In case the invention has been developed in the Russian Federation, the applicant is required by Russian law to file their first application in Russia (direct national filing or international application filed with the RUPTO as the International receiving office).
Any subsequent application can only be filed abroad after a six-month check performed by the Russian Patent Office. The check is meant to reveal state secrets the invention may eventually contain. Rospatent does not issue any special permission to file foreign applications (as compared to the US foreign filing license, when PTO issues a corresponding notification). The lapse of the said six-month term automatically allows the applicant to file subsequent applications with foreign Patent offices. The term may be reduced by filing a request explaining that the application materials do not contain state secrets. Reduction of the term lies then within Rospatent’s discretion. It may normally be reduced to 3-4 months.
If, in breach of said rule, the applicant files the patent application with a foreign Patent office, Russian law stipulates administrative liability (monetary penalties). At the same time, if, after an unauthorized foreign filing, a state secret is revealed in the invention, both the applicant and the inventor become criminally liable.
We will be happy to provide more information and perform an analysis of a specific situation involving the first filing requirement.
Are software methods patentable in Russia?
Computer programs (software) are not considered inventions per se, but a software algorithm may under certain conditions be patented in the form of a method (method of processing, transmitting, converting data, etc.). Under Russian legislation, a patentable method consists in carrying out actions over material objects with the help of material means. An application for the grant of an invention patent may relate to an algorithm of a computer program described in the form of a sequence of actions on signals (material objects) providing a technical result achieved by means of a computer device (material means). In such cases, there are grounds for recognizing the claimed object as a technical solution having a technical result.
Do I have any protection after publication of a Russian patent application and before the grant of the patent?
As in most patent jurisdictions, an applicant receives in Russia provisional legal protection of his or her rights during the period between the publication of the patent application and the publication of the granted patent (Article 1392 of the Russian Civil Code).
Any third party having used the invention during the said period shall pay to the patent holder a reasonable compensation. If the parties do not agree about the amount of the compensation, the same should be defined by the court. It is important to understand that the right holder can bring a legal action against such a third party only after the registration and publication of the patent.
Which countries are covered by a Eurasian patent?
Currently: Armenia, Azerbaijan, Belarus, Kazakhstan, Kyrgyzstan, Russia, Tajikistan, and Turkmenistan are members of the Eurasian Patent Convention.
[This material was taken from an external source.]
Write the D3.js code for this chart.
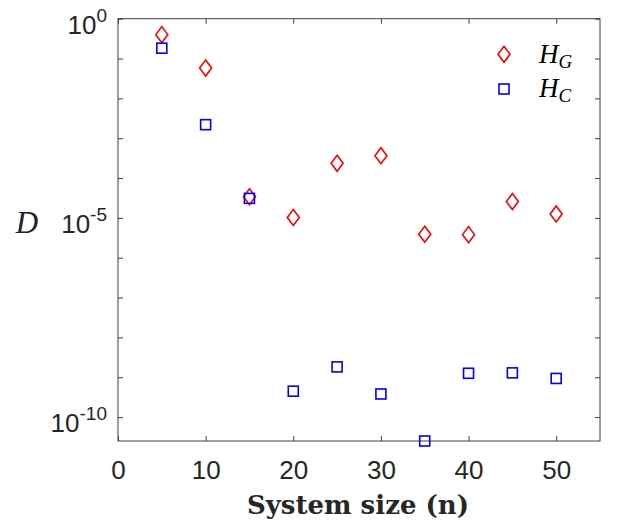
<!DOCTYPE html>
<html lang="en">
<head>
    <meta charset="UTF-8">
    <title>D vs system size</title>
    <script src="https://cdn.jsdelivr.net/npm/d3@7"></script>
    <style>
        body { margin: 0; background: #fff; }
    </style>
</head>
<body>
    <svg width="626" height="523" id="chart"></svg>

    <script>
        // data (log10 of D)
        const sizes = [5, 10, 15, 20, 25, 30, 35, 40, 45, 50];
        const logHG = [-0.40, -1.24, -4.47, -4.99, -3.63, -3.44, -5.41, -5.42, -4.59, -4.90];
        const logHC = [-0.74, -2.66, -4.51, -9.35, -8.74, -9.42, -10.60, -8.90, -8.89, -9.03];
        const xTicks = [0, 10, 20, 30, 40, 50];
        const yTickExps = [0, -1, -2, -3, -4, -5, -6, -7, -8, -9, -10];
        const yLabelExps = [0, -5, -10];

        const svg = d3.select("#chart");
        const mLeft = 118, mRight = 600, mTop = 18.7, mBottom = 441;
        const axisColor = "#404040", textColor = "#262626";

        const x = d3.scaleLinear().domain([0, 55]).range([mLeft, mRight]);
        const y = d3.scaleLog().domain([Math.pow(10, -10.6), 1]).range([mBottom, mTop]);

        // box
        svg.append("rect")
            .attr("x", mLeft).attr("y", mTop)
            .attr("width", mRight - mLeft).attr("height", mBottom - mTop)
            .style("fill", "none").style("stroke", axisColor).style("stroke-width", 1);

        // x axis bottom + top ticks
        const xAxis = svg.append("g")
            .attr("transform", `translate(0,${mBottom})`)
            .call(d3.axisBottom(x).tickValues(xTicks).tickSize(-5).tickPadding(20));
        svg.append("g")
            .attr("transform", `translate(0,${mTop})`)
            .call(d3.axisTop(x).tickValues(xTicks).tickSize(-5).tickFormat(""));

        // y axis left + right ticks
        const yVals = yTickExps.map(e => Math.pow(10, e));
        svg.append("g")
            .attr("transform", `translate(${mLeft},0)`)
            .call(d3.axisLeft(y).tickValues(yVals).tickSize(-5).tickFormat(""));
        svg.append("g")
            .attr("transform", `translate(${mRight},0)`)
            .call(d3.axisRight(y).tickValues(yVals).tickSize(-5).tickFormat(""));

        svg.selectAll(".domain").remove();
        svg.selectAll(".tick line").style("stroke", axisColor);

        xAxis.selectAll("text")
            .style("font-family", "Liberation Sans, Arial, sans-serif")
            .style("font-size", "26px")
            .style("fill", textColor);

        // y tick labels with superscripts
        yLabelExps.forEach(e => {
            const t = svg.append("text")
                .attr("x", mLeft - 11)
                .attr("y", y(Math.pow(10, e)) + 15)
                .attr("text-anchor", "end")
                .style("font-family", "Liberation Sans, Arial, sans-serif")
                .style("font-size", "26px")
                .style("fill", textColor);
            t.append("tspan").text("10");
            t.append("tspan").attr("dy", -12).style("font-size", "19px").text(e);
        });

        // markers
        const diamond = (cx, cy) => `M${cx},${cy - 8}L${cx + 6},${cy}L${cx},${cy + 8}L${cx - 6},${cy}Z`;

        svg.append("g").selectAll("path")
            .data(sizes.map((n, i) => [n, logHG[i]]))
            .enter()
            .append("path")
            .attr("d", d => diamond(x(d[0]), y(Math.pow(10, d[1]))))
            .style("fill", "none")
            .style("stroke", "#ff0000")
            .style("stroke-width", 1.6);

        svg.append("g").selectAll("rect")
            .data(sizes.map((n, i) => [n, logHC[i]]))
            .enter()
            .append("rect")
            .attr("x", d => x(d[0]) - 5)
            .attr("y", d => y(Math.pow(10, d[1])) - 5)
            .attr("width", 10).attr("height", 10)
            .style("fill", "none")
            .style("stroke", "#0000ff")
            .style("stroke-width", 1.6);

        // legend
        const lx = 504;
        svg.append("path").attr("d", diamond(lx, 54.3))
            .style("fill", "none").style("stroke", "#ff0000").style("stroke-width", 1.6);
        svg.append("rect").attr("x", lx - 5).attr("y", 84).attr("width", 10).attr("height", 10)
            .style("fill", "none").style("stroke", "#0000ff").style("stroke-width", 1.6);

        const legend = [["G", 63], ["C", 97]];
        legend.forEach(([sub, ty]) => {
            const t = svg.append("text")
                .attr("x", 539).attr("y", ty)
                .style("font-family", "Liberation Serif, serif")
                .style("font-style", "italic")
                .style("font-size", "27px")
                .style("fill", "#000");
            t.append("tspan").text("H");
            t.append("tspan").attr("dy", 5).style("font-size", "19px").text(sub);
        });

        // axis labels
        svg.append("text")
            .attr("x", 27).attr("y", 233)
            .attr("text-anchor", "middle")
            .style("font-family", "Liberation Serif, serif")
            .style("font-style", "italic")
            .style("font-size", "31px")
            .style("fill", "#222")
            .text("D");

        svg.append("text")
            .attr("x", 358).attr("y", 514)
            .attr("text-anchor", "middle")
            .style("font-family", "DejaVu Serif, serif")
            .style("font-weight", "bold")
            .style("font-size", "26px")
            .style("fill", "#262626")
            .text("System size (n)");
    </script>
</body>
</html>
Moldova left the Convention on February 27, 2012, but the patents registered on the basis of applications filed before that date, are valid.
Is it true that the examination request should be filed with the Eurasian patent office on the date the application is filed?
This requirement (to file the request for substantive examination within the same time limit as the application) only applies to PCT Eurasian regional phase applications. For other types of applications, the examination request should be filed within 6 months of the date of publication of the patent application.
What happens if the applicant does not meet the time limit for entering the national phase in Russia?
The rights of the applicant with respect to an international application in Russia can be reinstated within 12 months upon the applicant’s request. The request should state the reasons for not meeting the time limit. The official fee charged for reinstatement amounts to 5,000 RUB.